-- Information provided start --
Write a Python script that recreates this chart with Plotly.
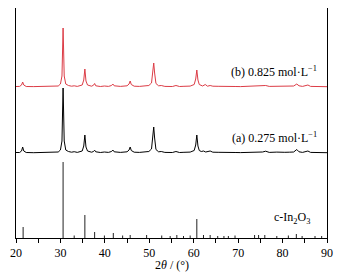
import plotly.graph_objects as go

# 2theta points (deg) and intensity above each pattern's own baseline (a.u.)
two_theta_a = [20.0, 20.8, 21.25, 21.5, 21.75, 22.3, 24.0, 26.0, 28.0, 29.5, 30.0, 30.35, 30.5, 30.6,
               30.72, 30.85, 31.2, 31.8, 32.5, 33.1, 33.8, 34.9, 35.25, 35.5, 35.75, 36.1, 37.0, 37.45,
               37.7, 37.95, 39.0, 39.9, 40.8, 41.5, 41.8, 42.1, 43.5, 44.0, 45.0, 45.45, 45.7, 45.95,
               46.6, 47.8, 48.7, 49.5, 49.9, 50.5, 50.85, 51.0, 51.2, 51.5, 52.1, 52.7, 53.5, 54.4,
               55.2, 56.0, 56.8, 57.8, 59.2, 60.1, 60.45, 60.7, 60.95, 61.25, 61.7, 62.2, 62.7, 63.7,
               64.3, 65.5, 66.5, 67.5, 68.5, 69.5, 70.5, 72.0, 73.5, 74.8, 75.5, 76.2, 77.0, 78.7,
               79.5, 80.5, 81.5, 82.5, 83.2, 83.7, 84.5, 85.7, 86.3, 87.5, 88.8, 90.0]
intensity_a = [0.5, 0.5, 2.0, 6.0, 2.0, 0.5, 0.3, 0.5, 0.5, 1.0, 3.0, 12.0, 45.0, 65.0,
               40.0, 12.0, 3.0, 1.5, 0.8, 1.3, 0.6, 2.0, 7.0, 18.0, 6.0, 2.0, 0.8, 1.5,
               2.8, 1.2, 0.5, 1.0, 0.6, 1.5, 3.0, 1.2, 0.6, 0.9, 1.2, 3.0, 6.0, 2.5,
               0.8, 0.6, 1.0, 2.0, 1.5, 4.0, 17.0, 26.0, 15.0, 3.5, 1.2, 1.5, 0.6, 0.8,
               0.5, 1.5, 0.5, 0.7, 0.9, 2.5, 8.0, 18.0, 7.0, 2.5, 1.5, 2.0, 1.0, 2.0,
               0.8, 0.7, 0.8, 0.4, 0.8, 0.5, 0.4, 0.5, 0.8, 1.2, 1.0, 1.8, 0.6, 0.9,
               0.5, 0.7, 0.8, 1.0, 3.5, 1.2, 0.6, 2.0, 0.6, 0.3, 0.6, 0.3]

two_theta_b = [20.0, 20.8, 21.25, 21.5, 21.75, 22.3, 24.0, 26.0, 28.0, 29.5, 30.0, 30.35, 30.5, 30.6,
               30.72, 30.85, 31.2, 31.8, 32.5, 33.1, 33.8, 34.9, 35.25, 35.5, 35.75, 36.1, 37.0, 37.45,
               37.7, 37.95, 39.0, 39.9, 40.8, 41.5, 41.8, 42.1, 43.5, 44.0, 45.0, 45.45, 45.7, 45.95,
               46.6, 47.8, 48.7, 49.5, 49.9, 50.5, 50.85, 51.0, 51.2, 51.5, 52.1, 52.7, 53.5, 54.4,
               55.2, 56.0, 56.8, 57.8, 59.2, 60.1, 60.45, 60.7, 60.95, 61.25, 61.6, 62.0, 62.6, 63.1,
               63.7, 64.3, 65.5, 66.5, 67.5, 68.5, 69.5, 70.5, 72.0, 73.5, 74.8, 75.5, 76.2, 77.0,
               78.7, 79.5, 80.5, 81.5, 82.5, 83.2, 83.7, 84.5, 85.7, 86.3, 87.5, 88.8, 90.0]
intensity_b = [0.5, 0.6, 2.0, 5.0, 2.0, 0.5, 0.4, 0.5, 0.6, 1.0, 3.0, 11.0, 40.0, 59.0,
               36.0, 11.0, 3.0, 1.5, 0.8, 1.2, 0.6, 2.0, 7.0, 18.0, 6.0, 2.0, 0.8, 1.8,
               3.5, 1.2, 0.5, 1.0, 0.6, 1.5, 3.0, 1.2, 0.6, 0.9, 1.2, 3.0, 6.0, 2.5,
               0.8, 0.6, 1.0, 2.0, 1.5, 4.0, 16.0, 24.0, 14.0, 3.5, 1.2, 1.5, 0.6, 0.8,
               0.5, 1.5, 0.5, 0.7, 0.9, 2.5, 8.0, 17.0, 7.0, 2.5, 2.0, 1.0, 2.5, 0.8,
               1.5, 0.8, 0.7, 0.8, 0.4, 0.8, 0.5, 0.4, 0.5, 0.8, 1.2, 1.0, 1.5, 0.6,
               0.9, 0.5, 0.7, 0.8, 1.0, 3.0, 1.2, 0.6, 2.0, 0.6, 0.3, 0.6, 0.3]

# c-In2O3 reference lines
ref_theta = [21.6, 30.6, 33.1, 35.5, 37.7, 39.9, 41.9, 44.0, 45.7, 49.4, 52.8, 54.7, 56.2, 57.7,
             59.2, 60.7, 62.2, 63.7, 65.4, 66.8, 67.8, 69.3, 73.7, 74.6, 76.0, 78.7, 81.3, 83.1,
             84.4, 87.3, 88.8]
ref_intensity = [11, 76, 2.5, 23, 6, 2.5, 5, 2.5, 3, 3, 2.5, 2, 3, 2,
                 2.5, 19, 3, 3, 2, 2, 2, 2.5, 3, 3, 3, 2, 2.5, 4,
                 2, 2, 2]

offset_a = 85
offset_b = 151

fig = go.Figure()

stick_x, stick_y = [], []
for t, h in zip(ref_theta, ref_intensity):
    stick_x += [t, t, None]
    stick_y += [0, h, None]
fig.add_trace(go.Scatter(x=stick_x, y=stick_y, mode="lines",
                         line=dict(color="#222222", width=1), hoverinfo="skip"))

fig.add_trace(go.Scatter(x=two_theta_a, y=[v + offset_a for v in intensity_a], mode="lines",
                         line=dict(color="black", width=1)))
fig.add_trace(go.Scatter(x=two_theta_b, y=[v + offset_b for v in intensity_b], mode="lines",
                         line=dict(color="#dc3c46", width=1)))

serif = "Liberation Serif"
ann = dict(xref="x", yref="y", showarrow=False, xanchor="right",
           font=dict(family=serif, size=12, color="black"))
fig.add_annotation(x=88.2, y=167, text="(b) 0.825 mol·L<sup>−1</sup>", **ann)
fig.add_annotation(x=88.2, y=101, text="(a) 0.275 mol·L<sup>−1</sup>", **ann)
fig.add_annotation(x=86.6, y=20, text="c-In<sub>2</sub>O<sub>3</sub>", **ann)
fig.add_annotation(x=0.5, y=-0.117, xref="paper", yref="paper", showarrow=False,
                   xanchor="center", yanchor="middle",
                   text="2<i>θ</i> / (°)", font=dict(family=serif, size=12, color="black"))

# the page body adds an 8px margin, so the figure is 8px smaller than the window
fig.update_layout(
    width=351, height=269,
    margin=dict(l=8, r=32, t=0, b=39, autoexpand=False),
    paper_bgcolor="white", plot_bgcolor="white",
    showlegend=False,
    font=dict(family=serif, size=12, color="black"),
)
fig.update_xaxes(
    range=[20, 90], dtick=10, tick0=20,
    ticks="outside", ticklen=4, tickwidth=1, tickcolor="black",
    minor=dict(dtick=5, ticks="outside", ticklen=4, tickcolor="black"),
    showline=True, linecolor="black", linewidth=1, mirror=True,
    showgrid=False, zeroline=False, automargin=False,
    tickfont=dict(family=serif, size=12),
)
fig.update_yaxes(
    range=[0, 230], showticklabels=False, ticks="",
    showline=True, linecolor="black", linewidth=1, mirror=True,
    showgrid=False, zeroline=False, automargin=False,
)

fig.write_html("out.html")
-- Information provided end --
> _Short problem_: Reproduce only the lines from the beginning of the data through the line that contains "3.5, 1.2, 0.6, 2.0, 0.6, 0.3, 0.6, 0.3]", both included, and please drop the pictures.

> _Written answer_:
Write a Python script that recreates this chart with Plotly.
import plotly.graph_objects as go

# 2theta points (deg) and intensity above each pattern's own baseline (a.u.)
two_theta_a = [20.0, 20.8, 21.25, 21.5, 21.75, 22.3, 24.0, 26.0, 28.0, 29.5, 30.0, 30.35, 30.5, 30.6,
               30.72, 30.85, 31.2, 31.8, 32.5, 33.1, 33.8, 34.9, 35.25, 35.5, 35.75, 36.1, 37.0, 37.45,
               37.7, 37.95, 39.0, 39.9, 40.8, 41.5, 41.8, 42.1, 43.5, 44.0, 45.0, 45.45, 45.7, 45.95,
               46.6, 47.8, 48.7, 49.5, 49.9, 50.5, 50.85, 51.0, 51.2, 51.5, 52.1, 52.7, 53.5, 54.4,
               55.2, 56.0, 56.8, 57.8, 59.2, 60.1, 60.45, 60.7, 60.95, 61.25, 61.7, 62.2, 62.7, 63.7,
               64.3, 65.5, 66.5, 67.5, 68.5, 69.5, 70.5, 72.0, 73.5, 74.8, 75.5, 76.2, 77.0, 78.7,
               79.5, 80.5, 81.5, 82.5, 83.2, 83.7, 84.5, 85.7, 86.3, 87.5, 88.8, 90.0]
intensity_a = [0.5, 0.5, 2.0, 6.0, 2.0, 0.5, 0.3, 0.5, 0.5, 1.0, 3.0, 12.0, 45.0, 65.0,
               40.0, 12.0, 3.0, 1.5, 0.8, 1.3, 0.6, 2.0, 7.0, 18.0, 6.0, 2.0, 0.8, 1.5,
               2.8, 1.2, 0.5, 1.0, 0.6, 1.5, 3.0, 1.2, 0.6, 0.9, 1.2, 3.0, 6.0, 2.5,
               0.8, 0.6, 1.0, 2.0, 1.5, 4.0, 17.0, 26.0, 15.0, 3.5, 1.2, 1.5, 0.6, 0.8,
               0.5, 1.5, 0.5, 0.7, 0.9, 2.5, 8.0, 18.0, 7.0, 2.5, 1.5, 2.0, 1.0, 2.0,
               0.8, 0.7, 0.8, 0.4, 0.8, 0.5, 0.4, 0.5, 0.8, 1.2, 1.0, 1.8, 0.6, 0.9,
               0.5, 0.7, 0.8, 1.0, 3.5, 1.2, 0.6, 2.0, 0.6, 0.3, 0.6, 0.3]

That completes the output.